Olly singles chronology
| "L'anima bella" (2022) | "Polvere" (2023) | "La notte vola RMX" (2023) |

Music video
- "Polvere" on YouTube

= Polvere (Olly song) =

"Polvere" is a song co-written and recorded by Italian singer Olly. It was released by Epic Records on 8 February 2023 as the lead single from his debut studio album Gira, il mondo gira.

The song was written by Olly with co-writing contribution by Emanuele Lovito and produced by Juli.
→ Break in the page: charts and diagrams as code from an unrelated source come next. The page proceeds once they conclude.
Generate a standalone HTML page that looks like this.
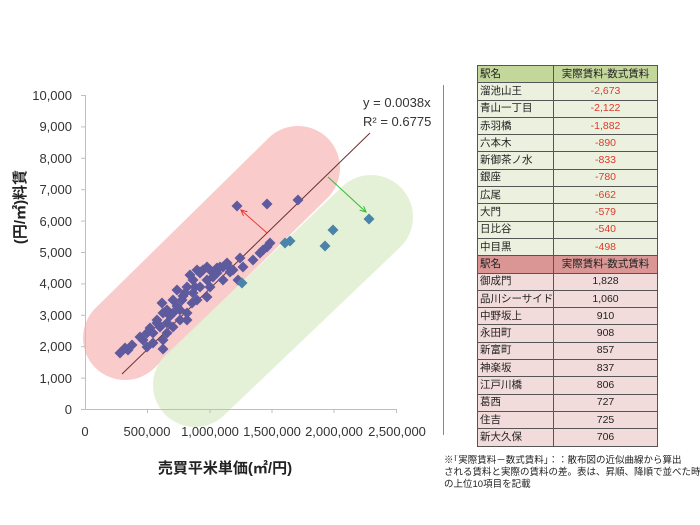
<!DOCTYPE html>
<html><head><meta charset="utf-8"><style>
body{margin:0;background:#fff;width:700px;height:525px;overflow:hidden;font-family:"Liberation Sans","Noto Sans CJK JP",sans-serif;}
table{position:absolute;left:477px;top:65px;border-collapse:collapse;font-size:10.5px;table-layout:fixed;width:180px}
td{border:1px solid #555;height:16.3px;padding:0 2px;line-height:15px;color:#222;white-space:nowrap;overflow:hidden}
td.n{text-align:center}
.g td{background:#ebf1de}.g td.n{color:#e03a2a}
.gh td{background:#c4d79b}.rh td{background:#d99694}.r td{background:#f2dcdb}
.note{position:absolute;left:444px;top:455px;font-size:9.5px;line-height:12px;color:#222;width:256px;white-space:nowrap;overflow:hidden}
</style></head><body>
<svg width="700" height="525" style="position:absolute;left:0;top:0">
<line x1="125" y1="338" x2="298" y2="168" stroke="#f9c2c2" stroke-width="84" stroke-linecap="round" opacity="0.85"/>
<line x1="195" y1="385" x2="371" y2="217" stroke="#e3f0d3" stroke-width="84" stroke-linecap="round" opacity="0.9"/>
<g stroke="#bfbfbf" stroke-width="1">
<line x1="85.5" y1="95" x2="85.5" y2="409"/>
<line x1="85" y1="409.5" x2="397" y2="409.5"/>
<line x1="81" y1="95.5" x2="85" y2="95.5"/><line x1="81" y1="126.9" x2="85" y2="126.9"/><line x1="81" y1="158.3" x2="85" y2="158.3"/><line x1="81" y1="189.7" x2="85" y2="189.7"/><line x1="81" y1="221.1" x2="85" y2="221.1"/><line x1="81" y1="252.5" x2="85" y2="252.5"/><line x1="81" y1="283.9" x2="85" y2="283.9"/><line x1="81" y1="315.3" x2="85" y2="315.3"/><line x1="81" y1="346.7" x2="85" y2="346.7"/><line x1="81" y1="378.1" x2="85" y2="378.1"/><line x1="81" y1="409.5" x2="85" y2="409.5"/>
<line x1="147.5" y1="409" x2="147.5" y2="413"/><line x1="210" y1="409" x2="210" y2="413"/><line x1="272" y1="409" x2="272" y2="413"/><line x1="334" y1="409" x2="334" y2="413"/><line x1="396.5" y1="409" x2="396.5" y2="413"/>
</g>
<g font-size="13" fill="#333" text-anchor="end">
<text x="72" y="100">10,000</text><text x="72" y="131">9,000</text><text x="72" y="163">8,000</text><text x="72" y="194">7,000</text><text x="72" y="226">6,000</text><text x="72" y="257">5,000</text><text x="72" y="288">4,000</text><text x="72" y="320">3,000</text><text x="72" y="351">2,000</text><text x="72" y="383">1,000</text><text x="72" y="414">0</text>
</g>
<g font-size="13" fill="#333" text-anchor="middle">
<text x="85" y="436">0</text><text x="147" y="436">500,000</text><text x="210" y="436">1,000,000</text><text x="272" y="436">1,500,000</text><text x="334" y="436">2,000,000</text><text x="397" y="436">2,500,000</text>
</g>
<text x="225" y="473" font-size="15" font-weight="bold" text-anchor="middle" fill="#222">売買平米単価(㎡/円)</text>
<text transform="translate(25,207) rotate(-90)" font-size="15" font-weight="bold" text-anchor="middle" fill="#222">(円/㎡)料賃</text>
<text x="363" y="107" font-size="13" fill="#333">y = 0.0038x</text>
<text x="363" y="126" font-size="13" fill="#333">R² = 0.6775</text>
<line x1="122" y1="374" x2="370" y2="133" stroke="#6b3030" stroke-width="1"/>
<defs><path id="d" d="M0,-5.5L5.5,0L0,5.5L-5.5,0Z"/>
<marker id="ar" markerWidth="8" markerHeight="8" refX="6" refY="3" orient="auto"><path d="M0,0L6,3L0,6" fill="none" stroke="#e33" stroke-width="1"/></marker>
<marker id="ag" markerWidth="8" markerHeight="8" refX="6" refY="3" orient="auto"><path d="M0,0L6,3L0,6" fill="none" stroke="#3b3" stroke-width="1"/></marker></defs>
<line x1="267" y1="233" x2="241" y2="210" stroke="#e33" stroke-width="1" marker-end="url(#ar)"/>
<line x1="328" y1="177" x2="366" y2="212" stroke="#3b3" stroke-width="1" marker-end="url(#ag)"/>
<g fill="#5e5a9e">
<use href="#d" x="237" y="206"/><use href="#d" x="267" y="204"/><use href="#d" x="298" y="200"/>
<use href="#d" x="267" y="247"/><use href="#d" x="263" y="250"/><use href="#d" x="270" y="243"/><use href="#d" x="260" y="253"/><use href="#d" x="253" y="260"/><use href="#d" x="240" y="258"/><use href="#d" x="243" y="267"/><use href="#d" x="233" y="270"/><use href="#d" x="238" y="280"/><use href="#d" x="227" y="263"/><use href="#d" x="223" y="267"/><use href="#d" x="217" y="268"/><use href="#d" x="213" y="272"/><use href="#d" x="207" y="267"/><use href="#d" x="200" y="272"/><use href="#d" x="197" y="270"/><use href="#d" x="190" y="275"/>
<use href="#d" x="120" y="353"/><use href="#d" x="125" y="348"/><use href="#d" x="132" y="345"/><use href="#d" x="147" y="347"/><use href="#d" x="143" y="340"/><use href="#d" x="153" y="333"/><use href="#d" x="160" y="327"/><use href="#d" x="157" y="320"/><use href="#d" x="167" y="323"/><use href="#d" x="163" y="340"/><use href="#d" x="173" y="313"/><use href="#d" x="162" y="303"/><use href="#d" x="180" y="310"/><use href="#d" x="187" y="313"/><use href="#d" x="187" y="320"/><use href="#d" x="182" y="300"/><use href="#d" x="193" y="293"/><use href="#d" x="200" y="287"/><use href="#d" x="193" y="280"/><use href="#d" x="207" y="280"/><use href="#d" x="213" y="277"/><use href="#d" x="200" y="273"/><use href="#d" x="187" y="287"/><use href="#d" x="173" y="300"/><use href="#d" x="167" y="310"/><use href="#d" x="153" y="343"/><use href="#d" x="147" y="333"/><use href="#d" x="163" y="313"/><use href="#d" x="173" y="327"/><use href="#d" x="163" y="349"/><use href="#d" x="157" y="323"/><use href="#d" x="177" y="290"/><use href="#d" x="185" y="293"/><use href="#d" x="203" y="270"/><use href="#d" x="210" y="270"/><use href="#d" x="217" y="273"/><use href="#d" x="220" y="267"/><use href="#d" x="227" y="265"/><use href="#d" x="230" y="272"/><use href="#d" x="223" y="280"/><use href="#d" x="197" y="300"/><use href="#d" x="207" y="297"/><use href="#d" x="180" y="320"/><use href="#d" x="167" y="333"/><use href="#d" x="140" y="337"/><use href="#d" x="128" y="350"/><use href="#d" x="210" y="287"/><use href="#d" x="192" y="303"/><use href="#d" x="170" y="316"/><use href="#d" x="150" y="328"/><use href="#d" x="177" y="306"/><use href="#d" x="195" y="287"/><use href="#d" x="183" y="296"/>
</g>
<g fill="#4a84a8">
<use href="#d" x="369" y="219"/><use href="#d" x="333" y="230"/><use href="#d" x="325" y="246"/><use href="#d" x="285" y="243"/><use href="#d" x="290" y="241"/><use href="#d" x="242" y="283"/>
</g>
<line x1="443.5" y1="85" x2="443.5" y2="435" stroke="#888" stroke-width="1"/>
</svg>
<table>
<colgroup><col style="width:76px"><col style="width:104px"></colgroup>
<tr class="gh"><td>駅名</td><td class="n" style="color:#222">実際賃料-数式賃料</td></tr>
<tr class="g"><td>溜池山王</td><td class="n">-2,673</td></tr>
<tr class="g"><td>青山一丁目</td><td class="n">-2,122</td></tr>
<tr class="g"><td>赤羽橋</td><td class="n">-1,882</td></tr>
<tr class="g"><td>六本木</td><td class="n">-890</td></tr>
<tr class="g"><td>新御茶ノ水</td><td class="n">-833</td></tr>
<tr class="g"><td>銀座</td><td class="n">-780</td></tr>
<tr class="g"><td>広尾</td><td class="n">-662</td></tr>
<tr class="g"><td>大門</td><td class="n">-579</td></tr>
<tr class="g"><td>日比谷</td><td class="n">-540</td></tr>
<tr class="g"><td>中目黒</td><td class="n">-498</td></tr>
<tr class="rh"><td>駅名</td><td class="n">実際賃料-数式賃料</td></tr>
<tr class="r"><td>御成門</td><td class="n">1,828</td></tr>
<tr class="r"><td>品川シーサイド</td><td class="n">1,060</td></tr>
<tr class="r"><td>中野坂上</td><td class="n">910</td></tr>
<tr class="r"><td>永田町</td><td class="n">908</td></tr>
<tr class="r"><td>新富町</td><td class="n">857</td></tr>
<tr class="r"><td>神楽坂</td><td class="n">837</td></tr>
<tr class="r"><td>江戸川橋</td><td class="n">806</td></tr>
<tr class="r"><td>葛西</td><td class="n">727</td></tr>
<tr class="r"><td>住吉</td><td class="n">725</td></tr>
<tr class="r"><td>新大久保</td><td class="n">706</td></tr>
</table>
<div class="note">※｢実際賃料－数式賃料｣：：散布図の近似曲線から算出<br>される賃料と実際の賃料の差。表は、昇順、降順で並べた時<br>の上位10項目を記載</div>
</body></html>
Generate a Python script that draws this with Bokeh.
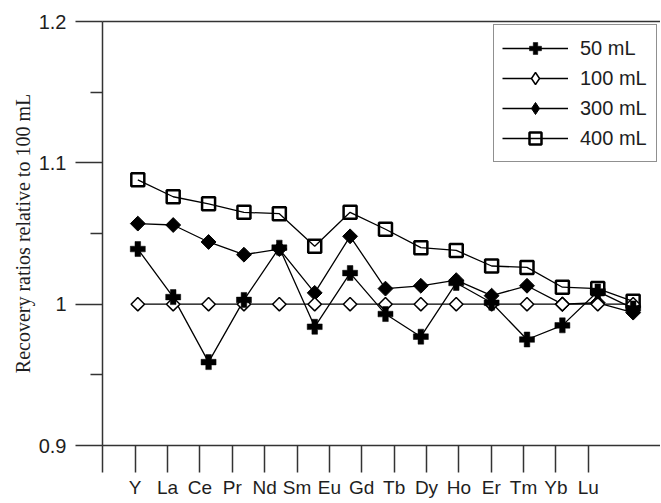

It competed in the Sanremo Music Festival 2023, ranking 24th in the overall results.

==Music video==
A music video of "Polvere", directed by Nicola Bussei and Asia J. Lanni, was released on 8 February 2023 via Olly's YouTube channel.

==Charts==

Chart performance for "Polvere"
| Chart (2023) | Peak position |
|---|---|
| Italy (FIMI) | 14 |
| Italy Airplay (EarOne) | 58 |

== Certifications ==

| Region | Certification | Certified units/sales |
| Italy (FIMI) | Platinum | 100,000^{‡} |
^{‡} Sales+streaming figures based on certification alone.